Q 75:5-6: "But the human being desires to continue in sin — he asks: When is the Day of Resurrection?" The question is not genuine inquiry but evasion: if there is no resurrection, there is no final accountability, and the nafs can continue pursuing its desires without limit. The denial of Ma'ad is therefore not primarily intellectual — it is motivated by the desire to avoid the consequence of the nafs al-lawwama's self-reproach being externalized in divine judgment. This connects to FATIHA-008: the nafs-orientation that drives the Iblisic structure is the same nafs-orientation that drives the denial of Ma'ad.
Mulla Sadra's major contribution to Islamic theology is the proof of bodily resurrection (ma'ad jismani) from within the principles of his own al-Hikma al-Muta'aliya. The proof proceeds as follows: (1) Wujud is the only truly real thing; everything else is a mode or degree of wujud. (2) The soul (nafs) is an immaterial wujud that intensifies throughout life — through knowledge, worship, and moral action, the soul's wujud-intensity increases (al-haraka al-jawhariyya, substantial motion). (3) The body is not separate from the soul — the body is the soul's outer expression at the material level. (4) Therefore, as the soul's wujud intensifies, it produces its own appropriate body at each level of intensity. The resurrection body is the body produced by the soul's achieved wujud-intensity — it is genuinely the same person's body (produced by the same soul's wujud) but at the soul's achieved eschatological intensity.
The Convergence — Ma'ad as the Completion of the Wujud Arc
Imami tradition: Q 36:51-53 — the resurrection is the return to the Rabb (ila rabbihim), personal and specific; Q 75:3-4 — the fingertips prove complete individual identity-preservation. Akbarian tradition: the resurrection is the unveiling of the batin — the inner reality made fully manifest; nafs al-lawwama as the second stage of the three-stage soul-journey.

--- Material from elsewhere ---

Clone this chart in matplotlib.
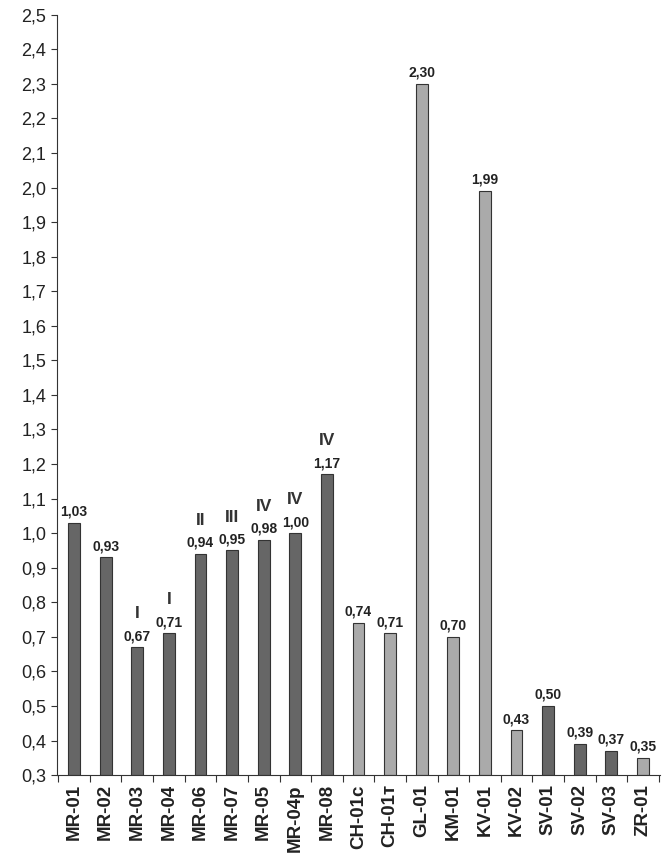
import matplotlib.pyplot as plt
import numpy as np

plt.rcParams['font.family'] = ['Liberation Sans', 'DejaVu Sans']

names = ['MR-01', 'MR-02', 'MR-03', 'MR-04', 'MR-06', 'MR-07', 'MR-05', 'MR-04p', 'MR-08',
         'CH-01c', 'CH-01т', 'GL-01', 'KM-01', 'KV-01', 'KV-02', 'SV-01', 'SV-02', 'SV-03', 'ZR-01']
values = [1.03, 0.93, 0.67, 0.71, 0.94, 0.95, 0.98, 1.00, 1.17,
          0.74, 0.71, 2.30, 0.70, 1.99, 0.43, 0.50, 0.39, 0.37, 0.35]
light = [0, 0, 0, 0, 0, 0, 0, 0, 0, 1, 1, 1, 1, 1, 1, 0, 0, 0, 1]
roman = ['', '', 'I', 'I', 'II', 'III', 'IV', 'IV', 'IV', '', '', '', '', '', '', '', '', '', '']

fig = plt.figure(figsize=(6.67, 8.67), dpi=100)
ax = fig.add_axes([0.085, 0.106, 0.905, 0.877])

x = np.arange(len(names))
colors = ['#aaaaaa' if l else '#666666' for l in light]
ax.bar(x, [v - 0.3 for v in values], bottom=0.3, width=0.37, color=colors,
       edgecolor='#333333', linewidth=0.8)

for xi, v, r in zip(x, values, roman):
    ax.text(xi, v + 0.012, f'{v:.2f}'.replace('.', ','), ha='center', va='bottom',
            fontsize=10, fontweight='bold', color='#222222')
    if r:
        ax.text(xi, v + 0.075, r, ha='center', va='bottom', fontsize=12.5,
                fontweight='bold', color='#333333')

ax.set_xlim(-0.55, len(names) - 0.45)
ax.set_ylim(0.3, 2.5)
ticks = np.arange(0.3, 2.51, 0.1)
ax.set_yticks(ticks)
ax.set_yticklabels([f'{t:.1f}'.replace('.', ',') for t in ticks], fontsize=13, color='#222222')
ax.set_xticks(np.arange(-0.5, len(names), 1.0))
ax.set_xticklabels([])
ax.tick_params(axis='x', length=5, color='#333333')
ax.tick_params(axis='y', length=4, color='#333333')
for s in ['top', 'right']:
    ax.spines[s].set_visible(False)
for s in ['left', 'bottom']:
    ax.spines[s].set_color('#333333')

for xi, n in zip(x, names):
    ax.text(xi, -0.012, n, transform=ax.get_xaxis_transform(), rotation=90,
            ha='center', va='top', fontsize=13.5, fontweight='bold', color='#222222')

fig.savefig('out.png', dpi=100)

Sadra's synthesis: al-haraka al-jawhariyya (substantial motion of the soul) throughout life is the soul intensifying its wujud toward its divine completion; at death, this intensification continues without the limitation of material resistance; the resurrection body is the body appropriate to the soul's achieved wujud-intensity. FATIHA-005 (Yawm al-Ma'ad as the completion of the circle of existence): the resurrection is the moment when all tajalliyat complete their arc of return to their divine source — what the Fatiha names eschatologically, Q 36:51-53 and Q 75 describe concretely. The arc: Allah IS Wujud (Q 57:3) → creation IS participation in that Wujud → resurrection IS the return of that Wujud to its source → Ma'ad IS the completion of the ontological circle.